3.3.2. Fantasme de toute-puissance et enfermement dans le claustrum

Lorsque l’objet primaire a échoué à assurer sa fonction de contenir les projections normales de son bébé, le sujet aura recours à l’identification projective pathologique ; nous en trouvons une illustration dans notre clinique.

Dans ce contexte, le fantasme de toute-puissance et d’immortalité va avoir une fonction importante pour le sujet ; il lui permet de contrôler ses échanges avec le monde extérieur et d’assurer sa survie psychique, comme la clinique en rend compte.

Le sentiment de grandiosité par exemple, tel qu’il apparaît dans notre clinique – nous pensons surtout à C. Lucas et à Jean – nous pouvons le comprendre avec D. Meltzer, comme typique de l’habitant du claustrum : « il existe une sorte de grandiosité, celle qui prend la forme d’un renversement du sentiment d’être un intrus, et où le sujet a l’impression d’être différent de tous les autres habitants, d’être l’exception... « (1992, p. 100).

Se pose maintenant la question de savoir si l’écriture et la toute-puissance qui s’y exerce – maîtrise et emprise – permettent la sortie du claustrum ou, en d’autres termes, l’accès à un état psychique quadridimensionnel – pour la partie du self qui se trouve concernée.

Tout d’abord, l’identification projective à l’œuvre dans l’écriture de C. Lucas, consistant à faire vivre au lecteur ce qu’il a lui-même vécu, pour tenter de se saisir de son expérience, témoigne de l’abandon relatif de l’identification projective intrusive. Il faut entendre ici ce mécanisme d’identification projective comme faisant partie du travail de deuil rendant possible l’introjection.
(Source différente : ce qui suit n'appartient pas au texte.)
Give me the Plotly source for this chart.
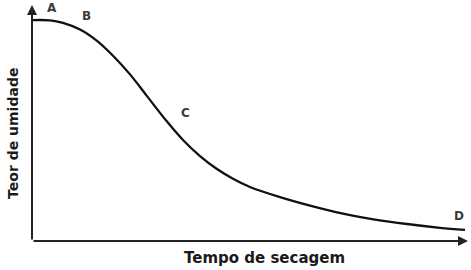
import plotly.graph_objects as go

# Curve (time, moisture content), arbitrary units
tempo = [0.023, 0.413, 0.711, 1.101, 1.491, 1.858, 2.248, 2.638, 3.096, 3.463, 3.853,
         4.243, 4.610, 5.000, 5.688, 6.376, 7.133, 7.867, 8.601, 9.358, 9.931]
umidade = [0.936, 0.935, 0.924, 0.896, 0.848, 0.785, 0.706, 0.614, 0.506, 0.428, 0.360,
           0.305, 0.264, 0.229, 0.186, 0.150, 0.116, 0.091, 0.072, 0.056, 0.047]

point_labels = ["A", "B", "C", "D"]
label_x = [0.47, 1.24, 3.51, 9.79]
label_y = [0.989, 0.953, 0.544, 0.106]

x_title = "Tempo de secagem"
y_title = "Teor de umidade"

FONT = "DejaVu Sans, Liberation Sans, Arial"

fig = go.Figure()
fig.add_trace(go.Scatter(x=tempo, y=umidade, mode="lines",
                         line=dict(color="#111111", width=2.3, shape="spline", smoothing=1.0),
                         cliponaxis=False, hoverinfo="skip"))

ann = []
# axes with arrows
ann.append(dict(x=0, y=1.0, ax=0, ay=0, xref="x", yref="y", axref="x", ayref="y",
                showarrow=True, arrowhead=2, arrowsize=1, arrowwidth=2, arrowcolor="#222222", text=""))
ann.append(dict(x=10.0, y=0, ax=0, ay=0, xref="x", yref="y", axref="x", ayref="y",
                showarrow=True, arrowhead=2, arrowsize=1, arrowwidth=2, arrowcolor="#222222", text=""))
for t, lx, ly in zip(point_labels, label_x, label_y):
    ann.append(dict(x=lx, y=ly, xref="x", yref="y", text="<b>" + t + "</b>", showarrow=False,
                    font=dict(family=FONT, size=12, color="#3a3a3a")))
ann.append(dict(x=0.534, y=-0.072, xref="paper", yref="paper", text="<b>" + x_title + "</b>",
                showarrow=False, xanchor="center", yanchor="middle",
                font=dict(family=FONT, size=15, color="#1a1a1a")))
ann.append(dict(x=-0.0436, y=0.458, xref="paper", yref="paper", text="<b>" + y_title + "</b>",
                showarrow=False, textangle=-90, xanchor="center", yanchor="middle",
                font=dict(family=FONT, size=14, color="#1a1a1a")))

fig.update_layout(
    width=471, height=270,
    margin=dict(l=32, r=3, t=5, b=29),
    paper_bgcolor="white", plot_bgcolor="white",
    showlegend=False,
    xaxis=dict(range=[0, 10], visible=False, fixedrange=True),
    yaxis=dict(range=[0, 1], visible=False, fixedrange=True),
    annotations=ann,
)
fig.write_html("out.html")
Ainsi, la structure éclatée du récit de C. Lucas qui l’apparente selon certains critiques à la « démarche proustienne » rend compte selon nous d’une tentative de créer de la circularité par des aller et retour du travail de la mémoire : « Je n’ai souvenir, tandis que j’écrivais que d’un vrai refus, presque d’une répulsion, de la linéarité narrative. Et en écrivant plus tard mes nouvelles, j’ai ressenti ce même besoin de retour en arrière, organisé de telle façon que l’histoire, en se développant, s’avale, se dissout, élimine ses traces » (Mécif, 1998) Tentative réussie ou non ?

Une fois libéré – en liberté surveillée –, C. Lucas dira pourtant que le roman représente « une réponse au besoin de mise en perspective de notre humaine existence » (ibid.) L’écriture lui aurait finalement permis de prendre suffisamment de distance pour pouvoir embrasser l’essentiel de sa vie, de son histoire ; l’historicité rendant compte de la quatrième dimension de l’espace psychique.

Chez Solam, à propos de son texte Hommage à la muraille, le travail d’écriture achoppe, la dimension imaginaire de l’écrit faisant totalement défaut. En effet, nous l’avons vu, Solam dans un besoin d’identification adhésive, s’est approprié les paroles d’un autre. Ce texte semble mettre en scène dans une folie de toute-puissance, une reconstruction utopique de la muraille pourtant détruite, reconstruction opérant répétitivement après chaque démolition et écrasant du même coup toute gestion du temps. Fantasmatiquement, les murs détruits sont aussitôt rebâtis, dans un temps arrêté ; l’enjeu en est vital pour Solam. Restructuration spatiale nécessaire au sujet qui rend hommage aux murs de son enfance, mais qui tente de gérer du même coup l’effondrement corporel sous-jacent, du fait de la confusion entre espace interne et externe : muraille comme forteresse, seuls remparts auxquels Solam pourrait s’auto-agripper pour lutter contre des terreurs primitives (explosion, chute sans fin).

Notons pourtant que « l’emprunt » n’est pas sans valeur dans la mesure où Solam, en utilisant un objet culturel, la chanson, pour véhiculer quelque chose de son propre vécu intérieur se situe déjà un peu plus dans une dimension intersubjective. En témoigne l’émotion qu’il communique alors au groupe et qui vient faire écho en chacun des participants.

Il nous semble aussi que le chant renvoie à la voix maternelle qui enveloppe et soutient. L’enveloppe sonore externe vient compenser la défaillance interne et réveiller un imaginaire qui vient résonner dans le groupe. Ainsi s’amorce un espace de jeu entre le sujet et le groupe : soutenu par son chant, Solam a pu se laisser affecter et se relier aux autres sans trop d’angoisse, retrouvant figure humaine (A. Blücher, 2003)

Si le travail en groupe autour d’une médiation a pu favoriser une ébauche de la tridimensionnalité, l’accès à la quadridimensionnalité psychique n’est cependant pas encore possible.